Given request:
The listing below holds pictures; exclude them. Return exactly the lines from the one with "Write the React, TypeScript" through the one with "100, interval: 20".

Listed records:
####
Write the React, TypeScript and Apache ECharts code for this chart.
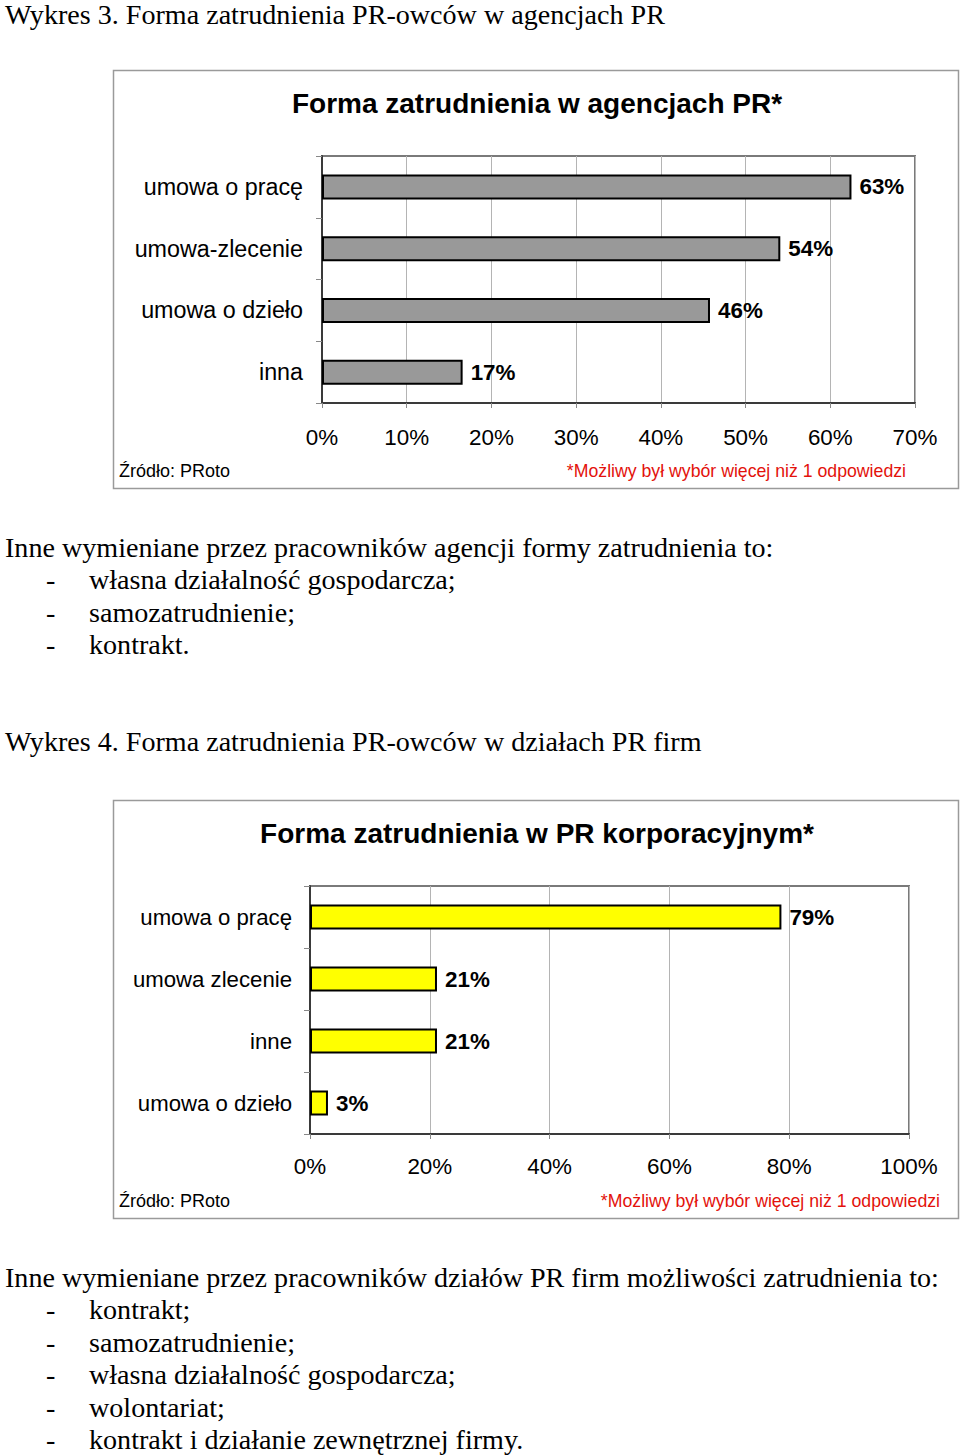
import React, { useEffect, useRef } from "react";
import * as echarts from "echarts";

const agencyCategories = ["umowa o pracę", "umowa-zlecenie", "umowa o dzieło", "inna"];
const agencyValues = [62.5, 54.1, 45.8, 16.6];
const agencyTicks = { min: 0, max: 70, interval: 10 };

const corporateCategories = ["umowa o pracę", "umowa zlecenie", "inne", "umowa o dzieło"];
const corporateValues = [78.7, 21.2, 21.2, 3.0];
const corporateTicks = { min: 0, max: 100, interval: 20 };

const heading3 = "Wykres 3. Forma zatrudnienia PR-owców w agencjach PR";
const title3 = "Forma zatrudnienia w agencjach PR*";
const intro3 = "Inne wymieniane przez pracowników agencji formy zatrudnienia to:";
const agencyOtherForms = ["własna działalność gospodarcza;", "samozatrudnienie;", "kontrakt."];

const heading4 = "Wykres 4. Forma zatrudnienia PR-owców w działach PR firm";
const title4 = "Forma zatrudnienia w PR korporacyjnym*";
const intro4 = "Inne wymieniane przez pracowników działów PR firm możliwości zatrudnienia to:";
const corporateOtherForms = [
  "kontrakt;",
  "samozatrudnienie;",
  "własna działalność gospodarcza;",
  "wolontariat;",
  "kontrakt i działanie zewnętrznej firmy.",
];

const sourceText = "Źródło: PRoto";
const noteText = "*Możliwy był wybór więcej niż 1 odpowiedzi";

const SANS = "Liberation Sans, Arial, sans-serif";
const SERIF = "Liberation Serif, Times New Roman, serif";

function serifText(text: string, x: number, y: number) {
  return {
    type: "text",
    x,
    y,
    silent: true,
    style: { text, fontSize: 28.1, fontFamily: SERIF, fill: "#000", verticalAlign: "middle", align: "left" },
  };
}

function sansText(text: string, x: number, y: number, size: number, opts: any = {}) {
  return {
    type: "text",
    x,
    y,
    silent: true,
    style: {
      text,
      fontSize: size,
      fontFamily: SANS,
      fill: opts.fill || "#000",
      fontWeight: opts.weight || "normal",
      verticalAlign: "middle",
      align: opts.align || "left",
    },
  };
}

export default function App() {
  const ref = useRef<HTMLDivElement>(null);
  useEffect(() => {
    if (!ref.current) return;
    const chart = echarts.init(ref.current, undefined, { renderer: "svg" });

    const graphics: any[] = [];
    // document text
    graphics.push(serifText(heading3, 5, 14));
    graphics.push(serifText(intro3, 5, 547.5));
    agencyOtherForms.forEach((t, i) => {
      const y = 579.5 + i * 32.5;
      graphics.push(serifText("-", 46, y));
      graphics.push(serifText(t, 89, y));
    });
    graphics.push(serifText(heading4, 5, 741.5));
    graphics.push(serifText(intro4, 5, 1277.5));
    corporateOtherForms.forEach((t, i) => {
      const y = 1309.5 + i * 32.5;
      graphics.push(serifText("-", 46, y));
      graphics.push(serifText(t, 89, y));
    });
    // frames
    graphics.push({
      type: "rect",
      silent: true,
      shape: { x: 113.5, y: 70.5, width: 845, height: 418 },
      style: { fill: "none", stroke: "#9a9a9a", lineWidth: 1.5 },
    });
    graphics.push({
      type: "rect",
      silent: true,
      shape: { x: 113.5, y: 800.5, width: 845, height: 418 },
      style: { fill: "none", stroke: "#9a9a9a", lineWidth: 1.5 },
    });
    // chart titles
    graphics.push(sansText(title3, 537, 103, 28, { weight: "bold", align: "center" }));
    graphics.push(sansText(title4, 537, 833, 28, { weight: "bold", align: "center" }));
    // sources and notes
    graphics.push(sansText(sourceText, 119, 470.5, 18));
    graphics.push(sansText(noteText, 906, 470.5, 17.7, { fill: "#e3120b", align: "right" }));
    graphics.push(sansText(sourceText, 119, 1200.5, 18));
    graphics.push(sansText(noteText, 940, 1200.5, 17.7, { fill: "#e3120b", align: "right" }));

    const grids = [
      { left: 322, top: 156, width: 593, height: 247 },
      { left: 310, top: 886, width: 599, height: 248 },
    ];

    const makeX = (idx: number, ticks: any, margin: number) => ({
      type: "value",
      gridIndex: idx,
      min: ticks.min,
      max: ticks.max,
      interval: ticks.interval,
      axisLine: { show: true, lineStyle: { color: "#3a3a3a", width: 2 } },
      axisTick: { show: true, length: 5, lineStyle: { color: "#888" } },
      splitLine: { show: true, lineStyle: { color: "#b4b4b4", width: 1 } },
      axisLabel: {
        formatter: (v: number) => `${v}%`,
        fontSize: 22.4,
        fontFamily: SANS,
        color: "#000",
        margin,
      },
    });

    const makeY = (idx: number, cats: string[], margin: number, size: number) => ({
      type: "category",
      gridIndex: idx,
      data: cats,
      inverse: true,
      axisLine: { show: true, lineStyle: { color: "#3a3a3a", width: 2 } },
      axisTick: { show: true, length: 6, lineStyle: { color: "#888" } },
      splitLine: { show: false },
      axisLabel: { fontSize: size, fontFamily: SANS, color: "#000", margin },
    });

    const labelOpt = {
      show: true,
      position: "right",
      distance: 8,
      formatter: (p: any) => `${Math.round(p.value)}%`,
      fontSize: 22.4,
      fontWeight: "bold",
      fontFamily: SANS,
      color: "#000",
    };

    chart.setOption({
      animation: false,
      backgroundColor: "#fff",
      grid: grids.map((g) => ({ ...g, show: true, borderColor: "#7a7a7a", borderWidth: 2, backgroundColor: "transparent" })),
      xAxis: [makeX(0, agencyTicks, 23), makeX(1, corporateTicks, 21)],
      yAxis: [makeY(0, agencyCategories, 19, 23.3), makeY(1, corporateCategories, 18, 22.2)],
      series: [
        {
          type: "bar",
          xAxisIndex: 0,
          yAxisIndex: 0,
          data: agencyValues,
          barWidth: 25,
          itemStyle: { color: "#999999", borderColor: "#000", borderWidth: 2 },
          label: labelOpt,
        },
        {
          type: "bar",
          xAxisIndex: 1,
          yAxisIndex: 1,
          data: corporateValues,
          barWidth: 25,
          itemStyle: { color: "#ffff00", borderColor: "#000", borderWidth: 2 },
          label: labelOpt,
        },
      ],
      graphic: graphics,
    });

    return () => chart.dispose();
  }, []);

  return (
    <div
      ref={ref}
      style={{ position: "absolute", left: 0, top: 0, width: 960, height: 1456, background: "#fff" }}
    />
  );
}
####
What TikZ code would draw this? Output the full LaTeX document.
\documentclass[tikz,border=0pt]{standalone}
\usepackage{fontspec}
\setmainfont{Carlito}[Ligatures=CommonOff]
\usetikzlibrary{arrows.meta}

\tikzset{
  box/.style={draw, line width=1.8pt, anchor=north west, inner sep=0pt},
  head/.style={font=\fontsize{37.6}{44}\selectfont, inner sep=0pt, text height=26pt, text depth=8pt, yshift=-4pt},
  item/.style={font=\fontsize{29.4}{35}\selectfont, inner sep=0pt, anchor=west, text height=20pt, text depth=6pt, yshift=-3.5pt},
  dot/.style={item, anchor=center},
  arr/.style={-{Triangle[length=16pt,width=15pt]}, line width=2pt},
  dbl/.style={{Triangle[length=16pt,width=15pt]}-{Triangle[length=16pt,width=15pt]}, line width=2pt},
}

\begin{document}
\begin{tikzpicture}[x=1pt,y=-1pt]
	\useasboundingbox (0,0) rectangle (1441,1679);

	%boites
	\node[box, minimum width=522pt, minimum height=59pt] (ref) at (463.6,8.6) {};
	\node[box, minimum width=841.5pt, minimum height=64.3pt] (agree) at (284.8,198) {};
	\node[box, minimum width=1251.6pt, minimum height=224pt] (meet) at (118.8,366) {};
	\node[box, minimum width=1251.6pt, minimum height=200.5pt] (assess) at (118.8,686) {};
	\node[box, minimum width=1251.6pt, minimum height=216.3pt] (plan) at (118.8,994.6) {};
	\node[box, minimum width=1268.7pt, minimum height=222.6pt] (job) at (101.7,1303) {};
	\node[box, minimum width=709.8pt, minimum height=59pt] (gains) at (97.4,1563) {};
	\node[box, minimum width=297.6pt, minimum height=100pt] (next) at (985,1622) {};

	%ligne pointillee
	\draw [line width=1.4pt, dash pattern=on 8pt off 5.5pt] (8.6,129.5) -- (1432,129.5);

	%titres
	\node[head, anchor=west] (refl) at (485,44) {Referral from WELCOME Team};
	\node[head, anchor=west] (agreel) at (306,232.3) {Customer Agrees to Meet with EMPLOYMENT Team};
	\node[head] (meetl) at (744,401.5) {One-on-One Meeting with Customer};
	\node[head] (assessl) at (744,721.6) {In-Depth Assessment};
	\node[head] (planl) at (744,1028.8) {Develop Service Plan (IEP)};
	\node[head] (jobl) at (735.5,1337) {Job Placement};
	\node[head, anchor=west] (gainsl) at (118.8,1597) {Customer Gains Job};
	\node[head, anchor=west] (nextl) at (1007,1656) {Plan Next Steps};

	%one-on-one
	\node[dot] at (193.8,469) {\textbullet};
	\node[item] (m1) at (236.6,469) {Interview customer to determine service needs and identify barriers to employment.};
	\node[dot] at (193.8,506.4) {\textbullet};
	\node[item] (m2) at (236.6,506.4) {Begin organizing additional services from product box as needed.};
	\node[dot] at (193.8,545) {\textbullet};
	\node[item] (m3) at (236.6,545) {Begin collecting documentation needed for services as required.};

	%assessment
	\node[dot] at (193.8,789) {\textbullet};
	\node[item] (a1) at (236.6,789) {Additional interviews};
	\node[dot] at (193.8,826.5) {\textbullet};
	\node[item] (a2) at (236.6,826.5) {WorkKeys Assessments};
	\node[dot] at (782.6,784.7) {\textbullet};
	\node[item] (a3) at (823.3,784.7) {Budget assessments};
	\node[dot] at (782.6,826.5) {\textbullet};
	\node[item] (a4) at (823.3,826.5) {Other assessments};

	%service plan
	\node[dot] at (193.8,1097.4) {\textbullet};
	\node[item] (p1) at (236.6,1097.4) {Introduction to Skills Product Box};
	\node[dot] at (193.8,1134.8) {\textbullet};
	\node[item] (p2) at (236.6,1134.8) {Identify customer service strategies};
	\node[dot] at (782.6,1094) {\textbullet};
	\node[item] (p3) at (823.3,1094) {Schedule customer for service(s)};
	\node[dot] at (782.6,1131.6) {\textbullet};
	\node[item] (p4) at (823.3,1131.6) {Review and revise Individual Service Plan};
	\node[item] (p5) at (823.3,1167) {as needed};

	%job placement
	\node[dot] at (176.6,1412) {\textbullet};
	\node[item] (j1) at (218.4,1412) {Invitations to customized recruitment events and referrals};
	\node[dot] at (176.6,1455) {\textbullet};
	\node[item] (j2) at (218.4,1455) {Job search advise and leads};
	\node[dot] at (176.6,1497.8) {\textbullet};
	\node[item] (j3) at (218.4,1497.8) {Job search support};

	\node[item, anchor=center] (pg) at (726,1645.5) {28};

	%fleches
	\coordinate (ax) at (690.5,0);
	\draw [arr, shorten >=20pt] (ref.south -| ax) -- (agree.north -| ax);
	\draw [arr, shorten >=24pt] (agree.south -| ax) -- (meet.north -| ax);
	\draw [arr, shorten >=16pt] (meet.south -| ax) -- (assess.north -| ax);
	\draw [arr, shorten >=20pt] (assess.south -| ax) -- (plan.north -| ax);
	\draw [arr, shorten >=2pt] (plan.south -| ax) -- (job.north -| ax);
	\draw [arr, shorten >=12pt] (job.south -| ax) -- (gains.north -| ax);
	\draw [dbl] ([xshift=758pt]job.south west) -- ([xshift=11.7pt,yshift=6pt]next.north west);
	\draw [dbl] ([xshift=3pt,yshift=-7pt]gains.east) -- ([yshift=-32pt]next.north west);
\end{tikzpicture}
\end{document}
####
Result for this task:
Write the React, TypeScript and Apache ECharts code for this chart.
import React, { useEffect, useRef } from "react";
import * as echarts from "echarts";

const agencyCategories = ["umowa o pracę", "umowa-zlecenie", "umowa o dzieło", "inna"];
const agencyValues = [62.5, 54.1, 45.8, 16.6];
const agencyTicks = { min: 0, max: 70, interval: 10 };

const corporateCategories = ["umowa o pracę", "umowa zlecenie", "inne", "umowa o dzieło"];
const corporateValues = [78.7, 21.2, 21.2, 3.0];
const corporateTicks = { min: 0, max: 100, interval: 20 };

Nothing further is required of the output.